Neumann joins the company at a pivotal moment. Netflix, which grew from 50 million to around 137 million subscribers in the last four years, has to prove it’s still the streaming king—and keep boosting subscriber growth—amid an onslaught of competing platforms (Quartz member exclusive). Rivals like Amazon Prime Video and Hulu, along with upcoming services from media giants like Disney and AT&T’s WarnerMedia, are coming for Netflix’s viewers.

It’s telling that Netflix chose a CFO like Neumann, who has experience with an entertainment company that has legions of loyal fans like Activision Blizzard, where Neumann became CEO in May 2017. Netflix has been self-producing or investing in bigger and higher-profile projects, including films like Martin Scorsese’s The Irishman and serial epics like The Witcher, which can require millions in upfront costs and take years to hit the platform. It needs a CFO who knows how to manage those finances—video games, like movies and TV shows, also take years to develop and require plenty of upfront costs.

Netflix has been experimenting with projects that draw on video games as well. The choose-your-own-adventure-style Black Mirror film hit the platform on Dec. 28; it has also released interactive shows for kids. And the company is reportedly exploring an interactive adaptation of its hit series Stranger Things.

During his time at Disney, Neumann also served as the CFO and executive vice president of global guest experience of Walt Disney Parks and Resorts, experience that could prove useful as Netflix explores how to extend its brands beyond the small screen.
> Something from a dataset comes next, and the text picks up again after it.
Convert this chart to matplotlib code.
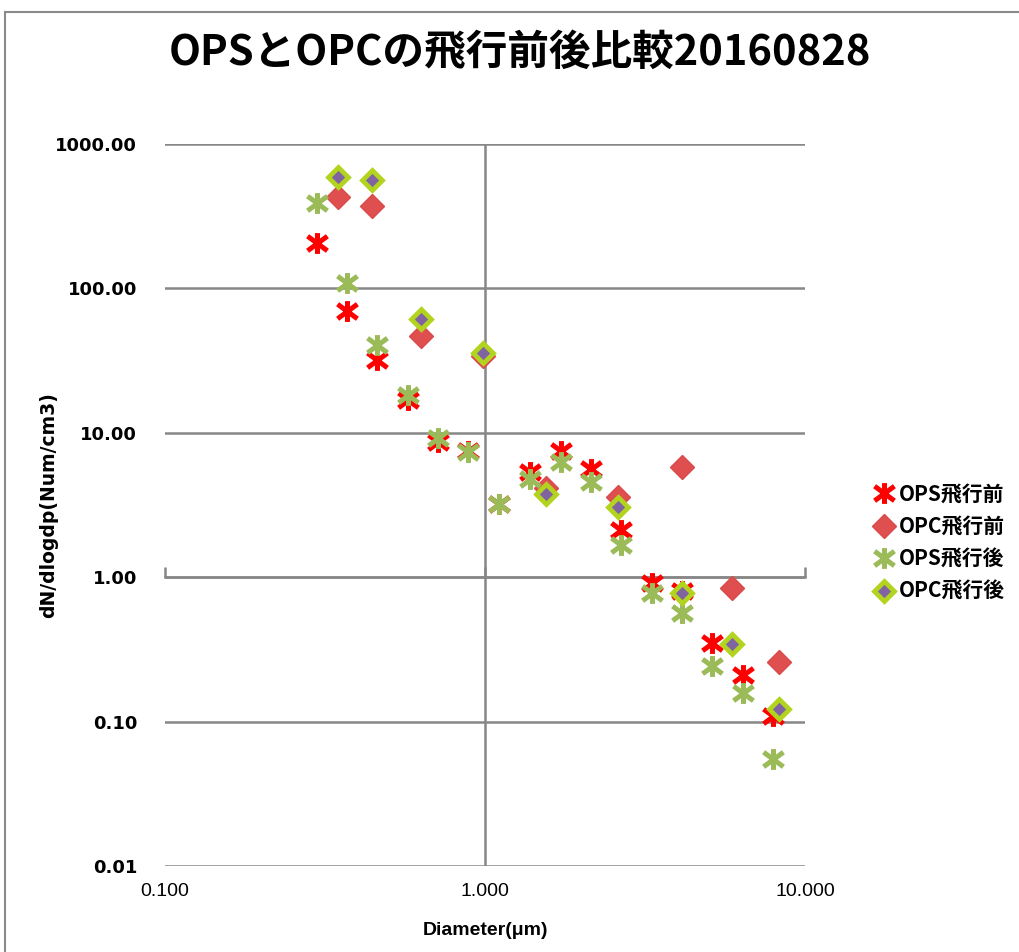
import numpy as np
import matplotlib
matplotlib.use('Agg')
import matplotlib.pyplot as plt
from matplotlib.path import Path
from matplotlib.patches import Rectangle
from matplotlib.ticker import FuncFormatter, NullLocator

# OPS before flight (red asterisk)
ops_pre_d = [0.299, 0.371, 0.460, 0.574, 0.713, 0.885, 1.106, 1.382, 1.728, 2.14, 2.66, 3.32, 4.13, 5.12, 6.40, 7.94]
ops_pre_n = [206, 69.7, 31.9, 16.9, 8.6, 7.5, 3.2, 5.35, 7.5, 5.6, 2.12, 0.91, 0.80, 0.35, 0.21, 0.109]

# OPC before flight (red diamond)
opc_pre_d = [0.347, 0.443, 0.631, 0.986, 1.55, 2.60, 4.13, 5.90, 8.30]
opc_pre_n = [430, 372, 46.8, 34.0, 4.15, 3.6, 5.8, 0.84, 0.259]

# OPS after flight (green asterisk)
ops_post_d = [0.299, 0.371, 0.460, 0.574, 0.713, 0.885, 1.106, 1.382, 1.728, 2.14, 2.66, 3.32, 4.13, 5.12, 6.40, 7.94]
ops_post_n = [390, 109, 40.5, 18.3, 9.2, 7.4, 3.2, 4.8, 6.3, 4.6, 1.67, 0.78, 0.565, 0.243, 0.158, 0.055]

# OPC after flight (lime diamond)
opc_post_d = [0.347, 0.443, 0.631, 0.986, 1.55, 2.60, 4.13, 5.90, 8.30]
opc_post_n = [590, 563, 61.0, 36.0, 3.77, 3.06, 0.78, 0.345, 0.122]

labels = ['OPS飛行前', 'OPC飛行前', 'OPS飛行後', 'OPC飛行後']
y_ticks = [0.01, 0.1, 1, 10, 100, 1000]
x_ticks = [0.1, 1, 10]

jp = ['Noto Sans CJK JP', 'DejaVu Sans']
plt.rcParams['font.family'] = ['Liberation Sans', 'Noto Sans CJK JP', 'DejaVu Sans']

# asterisk marker: vertical bar plus an X
star = Path([(0, -1), (0, 1), (-0.95, -0.7), (0.95, 0.7), (-0.95, 0.7), (0.95, -0.7)],
            [Path.MOVETO, Path.LINETO, Path.MOVETO, Path.LINETO, Path.MOVETO, Path.LINETO])

grid_c = '#878787'

fig = plt.figure(figsize=(10.2, 9.52), dpi=100)
fig.patches.append(Rectangle((0.005, -0.1), 1.2, 1.1 - 12 / 952, transform=fig.transFigure,
                             fill=False, ec='#8a8a8a', lw=1.5))

ax = fig.add_axes([0.1618, 0.0903, 0.6275, 0.7584])
ax.set_xscale('log')
ax.set_yscale('log')

ax.plot(ops_pre_d, ops_pre_n, ls='none', marker=star, ms=15, mew=3.6, color='#ff0000', label=labels[0], zorder=3)
ax.plot(opc_pre_d, opc_pre_n, ls='none', marker='D', ms=12, mfc='#e04f4f', mec='#d94a4a', mew=1, label=labels[1], zorder=3)
ax.plot(ops_post_d, ops_post_n, ls='none', marker=star, ms=15, mew=3.6, color='#9bbb59', label=labels[2], zorder=3)
ax.plot(opc_post_d, opc_post_n, ls='none', marker='D', ms=10, mfc='#8064a2', mec='#b2d41e', mew=3.4, label=labels[3], zorder=3)

ax.set_xlim(0.1, 10)
ax.set_ylim(0.01, 1000)

ax.set_yticks(y_ticks)
ax.yaxis.set_minor_locator(NullLocator())
ax.yaxis.set_major_formatter(FuncFormatter(lambda v, p: '%.2f' % v))
ax.tick_params(axis='y', length=0, pad=20, labelsize=13)
for t in ax.get_yticklabels():
    t.set_fontweight('bold')
    t.set_family('DejaVu Sans')
ax.yaxis.grid(True, color=grid_c, lw=1.8)
ax.set_axisbelow(True)
ax.axvline(1, color=grid_c, lw=1.8, zorder=1)

for s in ['left', 'right', 'top']:
    ax.spines[s].set_visible(False)
ax.spines['bottom'].set_position(('data', 1))
ax.spines['bottom'].set_color(grid_c)
ax.spines['bottom'].set_linewidth(1.8)
ax.set_xticks(x_ticks)
ax.xaxis.set_minor_locator(NullLocator())
ax.tick_params(axis='x', direction='in', length=7, width=1.8, color=grid_c, labelbottom=False)

sec = ax.secondary_xaxis(0)
sec.set_xticks(x_ticks)
sec.xaxis.set_minor_locator(NullLocator())
sec.xaxis.set_major_formatter(FuncFormatter(lambda v, p: '%.3f' % v))
sec.tick_params(length=0, pad=12, labelsize=14)
sec.spines['bottom'].set_visible(False)
sec.set_xlabel('Diameter(μm)', fontsize=14, fontweight='bold', labelpad=16)

ax.set_ylabel('dN/dlogdp(Num/cm3)', fontsize=13.5, fontweight='bold', labelpad=-2,
              family='DejaVu Sans')

fig.suptitle('OPSとOPCの飛行前後比較20160828', x=0.51, y=0.967, fontsize=30,
             fontweight='bold', family=jp)

ax.legend(loc='center left', bbox_to_anchor=(0.838, 0.43), bbox_transform=fig.transFigure,
          frameon=False, prop={'family': jp, 'size': 15, 'weight': 'bold'}, handletextpad=0.2,
          handlelength=1.0, labelspacing=0.55)

fig.savefig('out.png', dpi=100)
Neumann replaced Netflix’s longtime CFO, David Wells, who recently departed the company after 14 years. He managed Netflix’s finances during much of its major expansions into streaming video, original programming, and international markets. The company, which spent more than $10 billion on content and marketing last year, was reportedly looking for its next financial leader to be based in the movie mecca of Los Angeles, California, where Netflix has large office and studio spaces. Neumann, who came from Activision Blizzard in Santa Monica, was based there.
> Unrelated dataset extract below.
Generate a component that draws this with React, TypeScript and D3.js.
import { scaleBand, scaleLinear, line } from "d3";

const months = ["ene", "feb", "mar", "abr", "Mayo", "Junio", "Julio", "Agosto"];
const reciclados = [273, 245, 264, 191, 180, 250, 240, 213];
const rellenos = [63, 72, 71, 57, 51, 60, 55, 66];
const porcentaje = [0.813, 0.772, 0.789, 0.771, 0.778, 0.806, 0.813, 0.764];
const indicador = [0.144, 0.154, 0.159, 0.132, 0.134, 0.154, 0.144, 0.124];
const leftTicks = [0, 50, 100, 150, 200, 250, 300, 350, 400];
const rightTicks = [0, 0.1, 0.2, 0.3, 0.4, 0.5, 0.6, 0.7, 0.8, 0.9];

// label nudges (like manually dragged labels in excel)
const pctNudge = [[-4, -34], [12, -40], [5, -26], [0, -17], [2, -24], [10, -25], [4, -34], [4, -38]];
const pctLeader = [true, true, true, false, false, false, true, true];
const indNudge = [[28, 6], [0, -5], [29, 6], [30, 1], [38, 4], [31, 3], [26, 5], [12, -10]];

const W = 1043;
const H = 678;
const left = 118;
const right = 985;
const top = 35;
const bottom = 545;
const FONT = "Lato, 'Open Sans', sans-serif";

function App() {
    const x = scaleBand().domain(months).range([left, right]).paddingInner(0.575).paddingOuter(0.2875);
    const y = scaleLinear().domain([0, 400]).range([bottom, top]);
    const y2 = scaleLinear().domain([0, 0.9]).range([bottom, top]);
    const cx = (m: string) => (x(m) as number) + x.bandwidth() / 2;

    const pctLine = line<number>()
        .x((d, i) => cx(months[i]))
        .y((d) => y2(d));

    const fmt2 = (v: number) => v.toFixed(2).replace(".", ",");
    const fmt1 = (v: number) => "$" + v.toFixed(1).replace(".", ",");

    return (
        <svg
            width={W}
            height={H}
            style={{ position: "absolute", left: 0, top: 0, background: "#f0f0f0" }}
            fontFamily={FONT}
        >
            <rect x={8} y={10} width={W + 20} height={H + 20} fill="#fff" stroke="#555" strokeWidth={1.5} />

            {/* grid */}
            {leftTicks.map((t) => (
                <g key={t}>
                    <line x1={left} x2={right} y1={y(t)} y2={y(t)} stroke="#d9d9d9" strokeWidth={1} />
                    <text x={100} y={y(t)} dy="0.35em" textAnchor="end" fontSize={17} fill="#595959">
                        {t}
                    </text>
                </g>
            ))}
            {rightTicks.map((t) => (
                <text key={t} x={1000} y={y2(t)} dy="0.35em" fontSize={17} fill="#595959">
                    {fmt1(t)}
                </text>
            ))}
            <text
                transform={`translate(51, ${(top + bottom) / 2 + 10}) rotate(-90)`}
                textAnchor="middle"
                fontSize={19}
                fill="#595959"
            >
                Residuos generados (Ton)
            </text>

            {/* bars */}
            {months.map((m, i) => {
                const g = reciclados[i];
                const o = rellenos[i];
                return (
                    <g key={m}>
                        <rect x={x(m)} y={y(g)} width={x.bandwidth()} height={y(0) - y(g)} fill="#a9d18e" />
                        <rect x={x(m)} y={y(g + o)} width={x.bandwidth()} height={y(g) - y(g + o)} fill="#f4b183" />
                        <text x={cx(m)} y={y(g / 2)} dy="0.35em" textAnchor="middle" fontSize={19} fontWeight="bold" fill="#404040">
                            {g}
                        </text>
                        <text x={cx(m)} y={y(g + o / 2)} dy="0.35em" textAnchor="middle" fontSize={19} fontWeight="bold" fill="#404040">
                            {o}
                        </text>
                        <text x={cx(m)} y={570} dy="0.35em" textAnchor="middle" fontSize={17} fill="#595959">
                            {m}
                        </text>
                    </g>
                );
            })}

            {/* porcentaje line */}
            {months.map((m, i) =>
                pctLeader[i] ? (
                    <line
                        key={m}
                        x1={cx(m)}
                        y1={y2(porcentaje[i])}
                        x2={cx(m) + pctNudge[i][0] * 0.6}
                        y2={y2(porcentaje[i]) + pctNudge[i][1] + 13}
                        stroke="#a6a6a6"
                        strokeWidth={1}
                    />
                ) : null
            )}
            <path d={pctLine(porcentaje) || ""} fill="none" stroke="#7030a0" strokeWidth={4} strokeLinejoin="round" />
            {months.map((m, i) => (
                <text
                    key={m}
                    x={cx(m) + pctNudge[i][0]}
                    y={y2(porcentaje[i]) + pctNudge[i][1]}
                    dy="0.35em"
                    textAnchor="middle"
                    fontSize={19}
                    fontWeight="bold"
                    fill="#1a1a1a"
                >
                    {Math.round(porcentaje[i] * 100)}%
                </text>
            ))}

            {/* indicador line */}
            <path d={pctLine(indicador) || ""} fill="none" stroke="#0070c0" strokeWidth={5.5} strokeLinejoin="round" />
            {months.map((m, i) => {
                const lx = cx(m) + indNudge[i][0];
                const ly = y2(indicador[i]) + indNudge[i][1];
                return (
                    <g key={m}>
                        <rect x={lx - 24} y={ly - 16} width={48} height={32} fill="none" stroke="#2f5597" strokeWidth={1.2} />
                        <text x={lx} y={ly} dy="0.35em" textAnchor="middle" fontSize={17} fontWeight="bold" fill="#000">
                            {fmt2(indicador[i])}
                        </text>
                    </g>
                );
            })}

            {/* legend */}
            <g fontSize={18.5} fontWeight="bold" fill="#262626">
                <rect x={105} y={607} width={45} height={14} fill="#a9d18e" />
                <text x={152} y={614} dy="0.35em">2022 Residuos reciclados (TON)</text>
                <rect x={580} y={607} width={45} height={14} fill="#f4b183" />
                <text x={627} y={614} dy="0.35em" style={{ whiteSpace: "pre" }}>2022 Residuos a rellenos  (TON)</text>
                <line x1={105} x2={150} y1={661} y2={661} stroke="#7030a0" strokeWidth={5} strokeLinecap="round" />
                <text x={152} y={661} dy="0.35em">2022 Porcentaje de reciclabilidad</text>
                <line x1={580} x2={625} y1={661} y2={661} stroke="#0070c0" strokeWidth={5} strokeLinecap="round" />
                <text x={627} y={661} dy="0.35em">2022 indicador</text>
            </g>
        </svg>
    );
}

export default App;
On Dec. 31., Activision Blizzard announced that Neumann was being fired with cause; Netflix made its official announcement about Neumann’s hire two days later, on Jan. 2. Activision Blizzard alleged that Neumann violated unspecified legal obligations but that they were unrelated to the company’s financial reporting, according to two filings related to the matter. Given the timeline, it’s unlikely that this came as a shock to Netflix.